The research analyzed the cybersecurity posture of 250 NCUA credit unions and 150 vendors commonly used by credit unions. Both credit unions and their vendors averaged a cyber grade of “B,” which indicates cyber breaches would require the skills of persistent, highly experienced hackers.
However, most credit unions and vendors experienced leaked employee credentials, employed poor software patch management practices, and used insecure email networks. These vulnerabilities create the opportunity for significant financial impacts if credit unions are attacked directly or via a third-party that has access to credit union networks.
The high risk of third-party attacks
Direct attacks to credit unions estimate an annual financial risk ranging from $190,000 for small credit unions to more than $1.2 million for large credit unions. Potential third-party attacks through credit union vendors pose a higher financial risk.
Researchers calculated that the financial impact of an attack on just one vendor could exceed $1 million for large credit unions and $300,000 for small credit unions. Now, multiply that risk across the number of vendors that may have access to credit union information.
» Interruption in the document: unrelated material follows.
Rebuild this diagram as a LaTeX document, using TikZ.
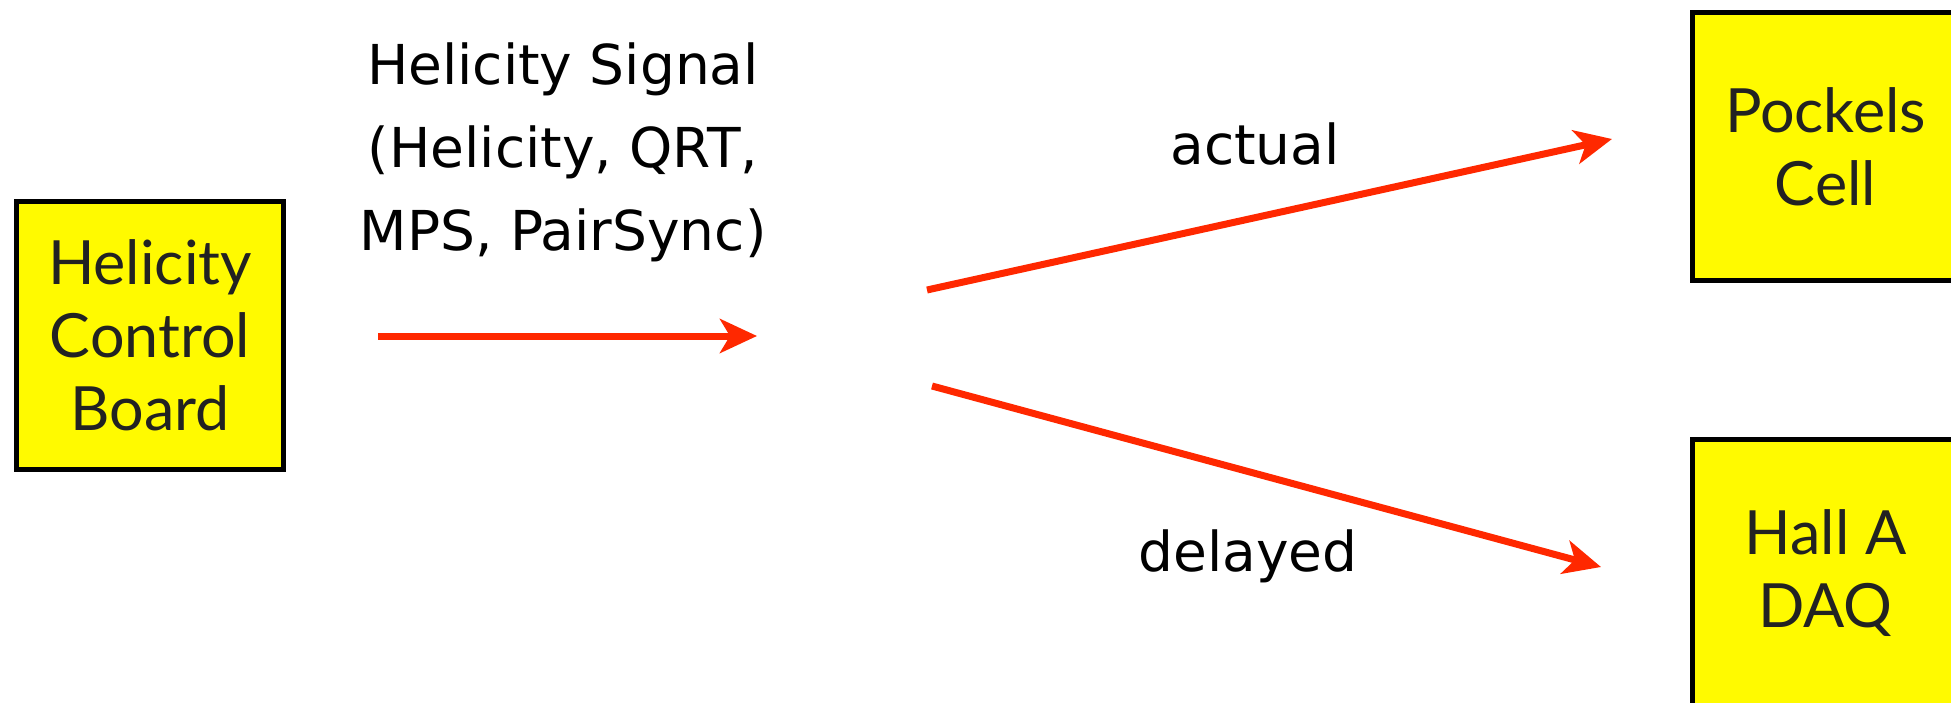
\documentclass[tikz,border=0pt]{standalone}
\usepackage{fontspec}
\setmainfont{DejaVu Sans}
\newfontfamily\boxfont{Lato}
\usetikzlibrary{arrows.meta}
\definecolor{sigred}{RGB}{255,40,0}
\definecolor{boxyellow}{RGB}{255,250,0}
\definecolor{boxtext}{RGB}{34,34,34}
\begin{document}
\begin{tikzpicture}[x=1pt,y=-1pt,
  unitbox/.style={draw=black, line width=5pt, fill=boxyellow,
    minimum width=267pt, minimum height=268pt, inner sep=0pt,
    align=center, text=boxtext, font=\boxfont\fontsize{61}{73}\selectfont},
  sig/.style={draw=sigred, line width=7pt,
    -{Stealth[length=37pt,width=34pt,inset=10pt]}},
  lbl/.style={inner sep=0pt, align=center, text=black,
    font=\fontsize{55}{83}\selectfont}]
\useasboundingbox (0,0) rectangle (1951,703);
\clip (0,0) rectangle (1951,703);
\node[unitbox] (hcb) at (150,335.5) {Helicity\\Control\\Board};
\node[unitbox] (pc) at (1825.5,146.5) {Pockels\\Cell};
\node[unitbox] (daq) at (1825.5,573.5) {Hall A\\DAQ};
\node[lbl, anchor=north] (sigtxt) at (563,43) {Helicity Signal\\(Helicity, QRT,\\MPS, PairSync)};
\node[lbl, anchor=base] (act) at (1255,165) {actual};
\node[lbl, anchor=base] (del) at (1248,571) {delayed};
\coordinate (s0) at (378,336);
\coordinate (s1) at (757,336);
\coordinate (a0) at (927,290);
\coordinate (a1) at (1612,139);
\coordinate (d0) at (932,386);
\coordinate (d1) at (1601,567);
\draw[sig] (s0) -- (s1);
\draw[sig] (a0) -- (a1);
\draw[sig] (d0) -- (d1);
\end{tikzpicture}
\end{document}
“Credit unions are entrusted with the livelihoods of their members. With great trust comes great responsibility to mitigate cybersecurity vulnerabilities, whether they are internal or via a third-party,” said Bob Maley, CSO of Black Kite.
“It is clear that the financial impact of cyber vulnerabilities for both credit unions and their vendors is significant, and resources need to be targeted to protect members and address the most costly areas of risk.”
Reducing financial risk by addressing vulnerabilities
Ultimately, credit unions can reduce financial risk by addressing and remediating critical cybersecurity vulnerabilities. Among the most problematic issues, researchers found at least one new leaked employee credential on the Dark Web from 86% of credit unions and 76% of vendors. Leaked credentials are used to deploy ransomware and other sophisticated cyber attacks.
Furthermore, 48% of credit unions and 58% of their vendors may have possible critical vulnerabilities due to out-of-date systems. The inability to update and patch network software enables hackers to exploit well-known security issues.